NTELOS exiting Hampton Roads, Richmond markets next year
Waynesboro-based NTELOS said Tuesday it plans to pull out of its Eastern markets next year, a move that will impact Hampton Roads and Richmond. The telecommunications company said it aims to exit the Eastern market by November 2015 and focus on its markets in West Virginia and western Virginia.
“In an effort to strengthen our retail sales performance and leverage our strategic relationship with Sprint, we are right-sizing our business and redirecting our resources on our Western Markets, which provide us the greatest opportunity for sustained, profitable growth. At the same time, we are exiting markets that have become increasingly competitive and where we have been unable to achieve acceptable financial returns,” Michael A. Huber, chairman of the board of NTELOS, said in a statement.
NTELOS plans to sell its Eastern market wireless licenses to T-Mobile for $56 million in cash. The transaction – which is subject to customary closing conditions, including regulatory approval by the Federal Communications Commission – is expected to close April 2015. NTELOS also will wind down its network and retail operations in its Eastern Markets over the next year. This is expected to include a transition of its subscribers to another carrier.
In its Western markets, NTELOS intends to expand 4G LTE services, improve retail performance and enhance service. The wind down and eventual exit from the Eastern market will give NTELOS more flexibility to invest in the Western market, the company says. The firm also is looking at opportunities to monetize other non-core assets, including the sale of owned towers and undeployed spectrum.

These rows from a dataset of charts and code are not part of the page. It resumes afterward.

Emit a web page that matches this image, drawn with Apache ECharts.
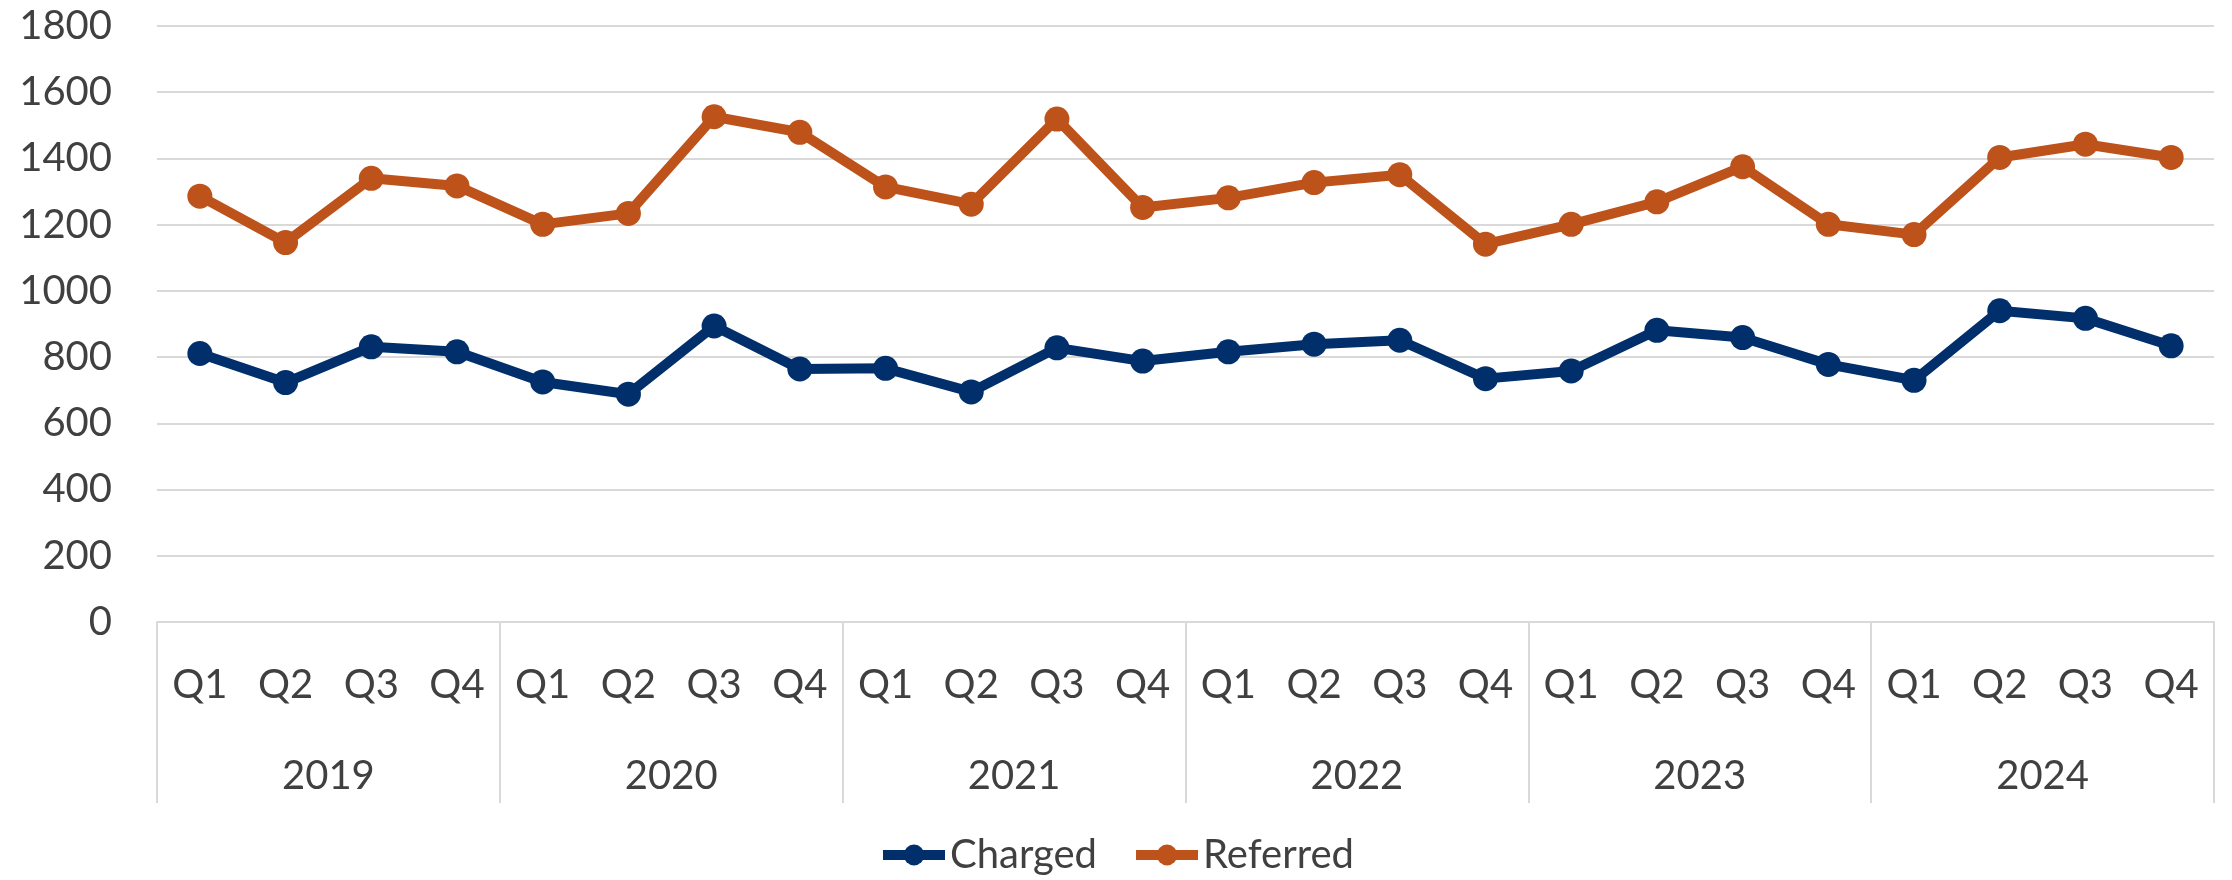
<!DOCTYPE html>
<html>
<head>
<meta charset="utf-8">
<script src="https://cdn.jsdelivr.net/npm/echarts@6/dist/echarts.min.js"></script>
<style>
  html,body{margin:0;padding:0;background:#fff;}
  #main{width:2232px;height:880px;}
</style>
</head>
<body>
<div id="main"></div>
<script>
// quarters + years for the two-level x axis
var years = ["2019","2020","2021","2022","2023","2024"];
var quarters = [];
years.forEach(function(){ quarters.push("Q1","Q2","Q3","Q4"); });

var charged  = [811,723,831,816, 725,688,894,764, 766,695,828,788, 816,839,851,735, 758,881,859,778, 730,940,917,834];
var referred = [1286,1146,1340,1317, 1201,1234,1526,1479, 1314,1262,1519,1252, 1281,1327,1351,1141, 1201,1269,1375,1201, 1170,1403,1443,1403];

var yTicks = {min:0, max:1800, step:200};

var txt = "#404040", grid = "#d9d9d9", font = "Lato";

var myChart = echarts.init(document.getElementById('main'));
myChart.setOption({
    animation:false,
    textStyle:{fontFamily:font},
    grid:{left:157, right:18, top:26, bottom:258},
    legend:{
        top:830, left:'center',
        itemWidth:62, itemHeight:26, itemGap:34,
        lineStyle:{width:10},
        textStyle:{fontSize:40, color:txt, fontFamily:font},
        data:["Charged","Referred"]
    },
    xAxis:[
        {
            type:'category', data:quarters, position:'bottom',
            axisLine:{show:true, lineStyle:{color:grid, width:2}},
            axisTick:{show:false},
            axisLabel:{interval:0, margin:43, fontSize:40, color:txt}
        },
        {
            type:'category', data:years, position:'bottom',
            axisLine:{show:false},
            axisTick:{show:true, interval:0, length:181, lineStyle:{color:grid, width:2}},
            axisLabel:{interval:0, margin:134, fontSize:40, color:txt}
        }
    ],
    yAxis:{
        type:'value', min:yTicks.min, max:yTicks.max, interval:yTicks.step,
        axisLine:{show:false}, axisTick:{show:false},
        axisLabel:{margin:45, fontSize:40, color:txt, formatter:function(v){ return String(v); }},
        splitLine:{lineStyle:{color:grid, width:2}}
    },
    series:[
        {
            name:"Charged", type:'line', data:charged, xAxisIndex:0,
            symbol:'circle', symbolSize:25,
            lineStyle:{width:10, color:'#002f6b'},
            itemStyle:{color:'#002f6b'}
        },
        {
            name:"Referred", type:'line', data:referred, xAxisIndex:0,
            symbol:'circle', symbolSize:25,
            lineStyle:{width:10, color:'#bd521b'},
            itemStyle:{color:'#bd521b'}
        }
    ]
});
</script>
</body>
</html>
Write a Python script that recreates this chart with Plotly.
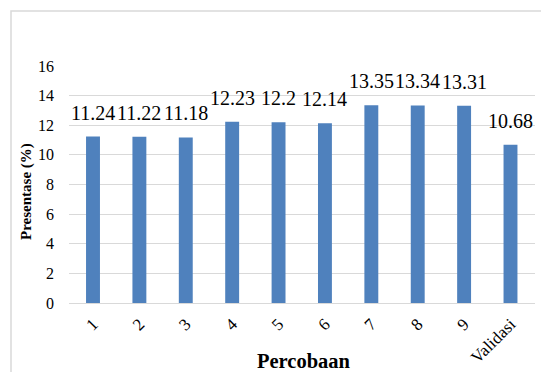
import plotly.graph_objects as go

# Trial results (percent) per run, plus the validation run
categories = ["1", "2", "3", "4", "5", "6", "7", "8", "9", "Validasi"]
values = [11.24, 11.22, 11.18, 12.23, 12.2, 12.14, 13.35, 13.34, 13.31, 10.68]
y_ticks = [0, 2, 4, 6, 8, 10, 12, 14, 16]

W, H = 541, 372
ML, MR, MT, MB = 69, 6, 66, 69
PW, PH = W - ML - MR, H - MT - MB

SERIF = "Liberation Serif"
BAR = "#4F81BD"
GRID = "#D9D9D9"


def px_x(px):
    return (px - ML) / PW


def px_y(py):
    return 1 - (py - MT) / PH


fig = go.Figure()
fig.add_trace(go.Bar(
    x=categories,
    y=values,
    marker=dict(color=BAR, line=dict(width=0)),
    hoverinfo="skip",
))

annotations = []
# value labels above each bar (category axis: position by index)
for i, v in enumerate(values):
    annotations.append(dict(
        x=i, y=v, xref="x", yref="y",
        text=f"{v:g}", showarrow=False,
        yanchor="bottom", xanchor="center", yshift=11,
        font=dict(family=SERIF, size=20, color="#000000"),
    ))

# axis titles
annotations.append(dict(
    x=px_x(26), y=px_y(192), xref="paper", yref="paper",
    text="<b>Presentase (%)</b>", textangle=-90, showarrow=False,
    xanchor="center", yanchor="middle",
    font=dict(family=SERIF, size=15, color="#000000"),
))
annotations.append(dict(
    x=px_x(304), y=px_y(361), xref="paper", yref="paper",
    text="<b>Percobaan</b>", showarrow=False,
    xanchor="center", yanchor="middle",
    font=dict(family=SERIF, size=20.5, color="#000000"),
))

fig.update_layout(
    width=W, height=H,
    margin=dict(l=ML, r=MR, t=MT, b=MB, pad=0),
    paper_bgcolor="white",
    plot_bgcolor="white",
    showlegend=False,
    bargap=0.7,
    font=dict(family=SERIF, color="#000000"),
    annotations=annotations,
    shapes=[dict(
        type="rect", xref="paper", yref="paper",
        x0=px_x(11), x1=px_x(560), y0=px_y(400), y1=px_y(11),
        line=dict(color="#D9D9D9", width=1.5), fillcolor="rgba(0,0,0,0)",
        layer="below",
    )],
)

fig.update_xaxes(
    type="category",
    showgrid=False, zeroline=False, showline=False,
    ticks="", tickangle=-45,
    ticklabelstandoff=7,
    tickfont=dict(family=SERIF, size=17, color="#000000"),
)
fig.update_yaxes(
    range=[0, 16],
    tickvals=y_ticks,
    showgrid=True, gridcolor=GRID, gridwidth=1,
    zeroline=True, zerolinecolor=GRID, zerolinewidth=1,
    showline=False, ticks="",
    ticklabelstandoff=14,
    tickfont=dict(family=SERIF, size=16, color="#000000"),
)

fig.write_html("out.html")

According to NTELOS, it currently has a total of 457,200 retail subscribers, 59 percent which are in the Western market. Sixty nine percent of its total cell sites are also in the Western market.
NTELOS expects to have an adjusted earnings before interest, taxes, depreciation and amortization (EBITDA) between $128 million and $132 million in 2014. It anticipates its capital expenditures this year will be about $105 million. For 2015, it expects to have an adjusted EBITDA between $100 million and $108 million.